A dripping faucet isn't just annoying; it's a waste of water, too! If you have a leaky faucet in your home, you'll want to take care of it quickly, and we've got you covered. Follow along below to see just how easy it is to replace faulty parts and get your water supply under control. 

Bathroom Faucet Basics 

What You Need

  • Screwdriver
  • Replacement rubber seals
  • O rings
  • Silicon grease

Before You Begin

A single-handle disk faucet is made with a pair of ceramic or plastic disks encased in a cylinder. The upper disk rotates when you turn the handle. Water flows when the inlets of the upper and lower disks line up.

Should You Fix or Replace the Faucet?

If parts are hard to find or expensive, or if the faucet is unattractive, you may be better off replacing the whole faucet rather than repairing it. Depending on the type and age of the faucet, replacing may take less time.

Other Leaks

If water leaks below the sink, the problem may be a leaky stop valve or supply tube. If the leak is at the point where the supply tube enters the faucet, try tightening the nut. If that doesn't solve the problem, replace the supply tube.

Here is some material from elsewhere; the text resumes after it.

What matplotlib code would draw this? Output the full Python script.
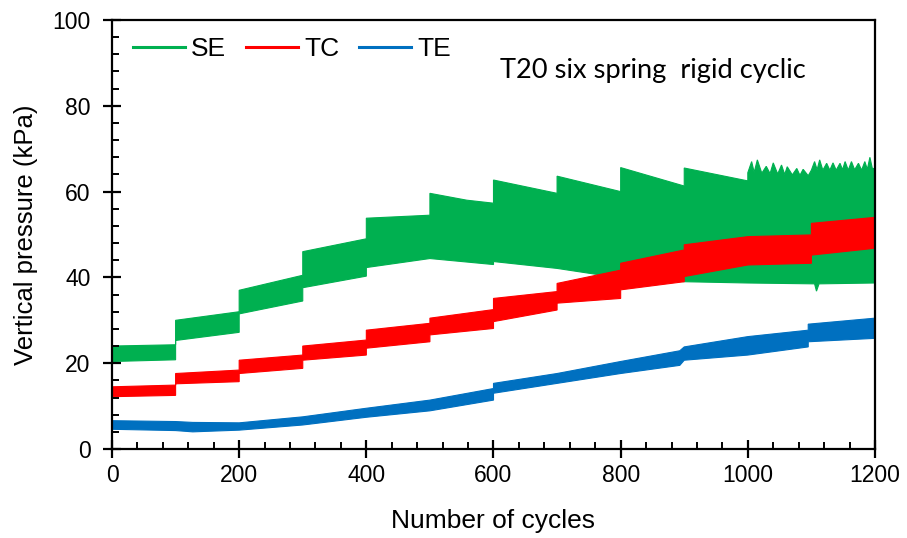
import matplotlib
matplotlib.use("Agg")
import matplotlib.pyplot as plt
from matplotlib.lines import Line2D
from matplotlib.ticker import MultipleLocator
import numpy as np

plt.rcParams['font.family'] = ['Liberation Sans', 'DejaVu Sans']

# Envelopes (upper / lower pressure, kPa) of the cyclic records, per loading stage
se_up_x = [0, 100, 100, 200, 200, 300, 300, 400, 400, 500, 500, 558, 600, 600,
           700, 700, 800, 800, 900, 900, 1000,
           1000, 1006, 1010, 1015, 1022, 1029, 1035, 1040, 1047, 1053, 1058, 1062, 1070,
           1077, 1082, 1087, 1095,
           1100, 1105, 1109, 1113, 1118, 1124, 1129, 1134, 1139, 1145, 1149, 1153, 1158,
           1163, 1168, 1174, 1179, 1184, 1188, 1192, 1196, 1200]
se_up_y = [24.0, 24.3, 30.0, 32.0, 37.0, 40.5, 46.0, 49.0, 53.8, 54.5, 59.6, 58.0, 57.3, 62.7,
           59.6, 63.6, 60.0, 65.6, 61.3, 65.5, 62.5,
           64.4, 67.0, 64.5, 67.4, 64.3, 65.9, 64.2, 66.7, 64.1, 66.2, 64.0, 65.8, 63.9,
           65.4, 63.8, 65.2, 63.7,
           65.0, 67.0, 65.1, 67.4, 65.0, 66.6, 65.0, 66.7, 65.0, 66.6, 65.1, 67.0, 65.0,
           67.0, 65.1, 66.6, 65.0, 67.0, 65.2, 68.0, 65.3, 65.5]
se_lo_x = [0, 100, 100, 200, 200, 300, 300, 400, 400, 500, 600, 600, 700, 780,
           900, 1000, 1105, 1108, 1112, 1200]
se_lo_y = [20.4, 20.8, 25.3, 27.2, 31.5, 34.5, 37.6, 40.3, 42.3, 44.4, 43.0, 43.7, 42.1, 40.3,
           39.0, 38.7, 38.5, 36.8, 38.5, 38.7]

tc_up_x = [0, 100, 100, 200, 200, 300, 300, 400, 400, 500, 500, 600, 600,
           700, 700, 800, 800, 900, 900, 1000, 1100, 1100, 1200]
tc_up_y = [14.5, 14.9, 17.6, 18.4, 20.7, 21.9, 24.0, 25.4, 27.7, 29.3, 30.5, 32.5, 35.1,
           36.7, 38.6, 41.7, 43.3, 46.4, 47.6, 49.5, 49.9, 52.6, 54.0]
tc_lo_x = tc_up_x
tc_lo_y = [12.2, 12.5, 15.2, 15.7, 17.6, 18.8, 20.7, 21.9, 23.5, 25.0, 26.6, 28.1, 29.7,
           32.4, 34.0, 35.1, 37.1, 39.0, 40.2, 42.9, 43.3, 45.2, 46.8]

te_up_x = [0, 100, 127, 200, 300, 400, 500, 600, 600, 700, 800, 893, 900, 1000, 1095, 1095, 1200]
te_up_y = [6.6, 6.4, 6.2, 6.1, 7.5, 9.5, 11.4, 14.1, 15.3, 17.6, 20.4, 22.9, 23.8, 26.2, 27.7, 29.1, 30.5]
te_lo_x = te_up_x
te_lo_y = [4.6, 4.3, 4.0, 4.4, 5.6, 7.4, 8.9, 11.4, 13.0, 15.3, 17.6, 19.5, 20.7, 21.9, 23.8, 25.0, 25.8]

series = [
    ("SE", "#00B050", se_up_x, se_up_y, se_lo_x, se_lo_y),
    ("TC", "#FF0000", tc_up_x, tc_up_y, tc_lo_x, tc_lo_y),
    ("TE", "#0070C0", te_up_x, te_up_y, te_lo_x, te_lo_y),
]

fig = plt.figure(figsize=(9.07, 5.38), dpi=100)
ax = fig.add_axes([0.1235, 0.1654, 0.8412, 0.7974])

handles = []
for name, color, ux, uy, lx, ly in series:
    px = np.concatenate([ux, lx[::-1]])
    py = np.concatenate([uy, ly[::-1]])
    ax.fill(px, py, color=color, lw=0.8, ec=color)
    handles.append(Line2D([], [], color=color, lw=2.2))

ax.set_xlim(0, 1200)
ax.set_ylim(0, 100)
ax.xaxis.set_major_locator(MultipleLocator(200))
ax.xaxis.set_minor_locator(MultipleLocator(40))
ax.yaxis.set_major_locator(MultipleLocator(20))
ax.yaxis.set_minor_locator(MultipleLocator(4))

for s in ax.spines.values():
    s.set_linewidth(1.6)
ax.tick_params(which='major', direction='inout', length=13, width=1.6, labelsize=16.5,
               top=False, right=False)
ax.tick_params(axis='x', which='major', pad=4)
ax.tick_params(axis='y', which='major', pad=9)
ax.tick_params(which='minor', direction='in', length=5, width=1.4, top=False, right=False)

ax.set_xlabel("Number of cycles", fontsize=19, labelpad=16)
ax.set_ylabel("Vertical pressure (kPa)", fontsize=18.5, labelpad=10)

ax.legend(handles, ["SE", "TC", "TE"], loc='center left', bbox_to_anchor=(0.027, 0.932),
          ncol=3, frameon=False, fontsize=19, handlelength=1.97, handletextpad=0.23,
          columnspacing=0.76, borderpad=0, borderaxespad=0)

ax.text(0.509, 0.882, "T20 six spring  rigid cyclic", transform=ax.transAxes,
        fontsize=19.6, family=['Lato', 'DejaVu Sans'], va='center', ha='left')

fig.savefig("out.png", dpi=100)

Step 1: Stop Water and Remove Handle

Shut off the water. Turn the faucet on until the water stops running. If the faucet is on the first floor of a multistory house, you may have to wait a minute or so for the water to drain. 

To remove the handle, you'll probably need to unscrew a setscrew using a hex wrench or small screwdriver. Lift off the handle and remove the dome housing.

Editor's Tip: If the house has old galvanized pipes, shutting the water off and turning it back on will probably dislodge debris inside the pipes, clogging aerators in faucets and showerheads throughout the house.

Step 2: Find Replacement Disks

Pull out the cylinder that contains the disks, and take it to a home center or hardware store to find replacement parts. The O rings can be pried out of the cylinder using your fingers.

Step 3: Remove Rubber Seals

On some models, removing the bottom plate reveals the rubber seals. Remove them with a small screwdriver, taking care not to nick the plastic housing. If the cylinder is cracked or scored, replace it. Otherwise buy a kit with the rubber seals and O rings.

Step 4: Clean Parts

Before replacing the rubber parts, gently clean away scum and debris from the seats using a toothbrush or a nonmetallic abrasive pad. Rub a little silicone grease on the rubber parts.

Step 5: Reassemble Cylinder

Reassemble the cylinder, installing the cylinder so it faces the same direction it did before.

Finding the Right Parts

You may spend more time finding the correct parts than working on the faucet. To prevent multiple shopping trips, remove the worn parts—perhaps even the whole faucet—and take them with you to the store.

The faucets in the store are the most common types. Chances are good that yours will look and work much like one of them. However, hundreds of faucet types have been made, so you could have an unusual model with parts that are hard to find.

A helpful and competent salesperson can save you time. Some home centers have knowledgeable employees. The staff at a local hardware store may have more expertise. Plumbing supply stores, which cater to professionals, can be impatient with do-it-yourselfers, but they have a wide selection of parts as well as knowledgeable personnel.

If your faucet has a brand name inscribed on its body, look for a repair-kit brand to match. Otherwise, dismantle the faucet to find out its type.

In some cases only inexpensive O rings and washers are needed. Other times a main part—a cartridge, stem, or ball, for instance—needs to be replaced. Usually replacing the inner workings results in a faucet that works as smoothly and is as durable as a new faucet.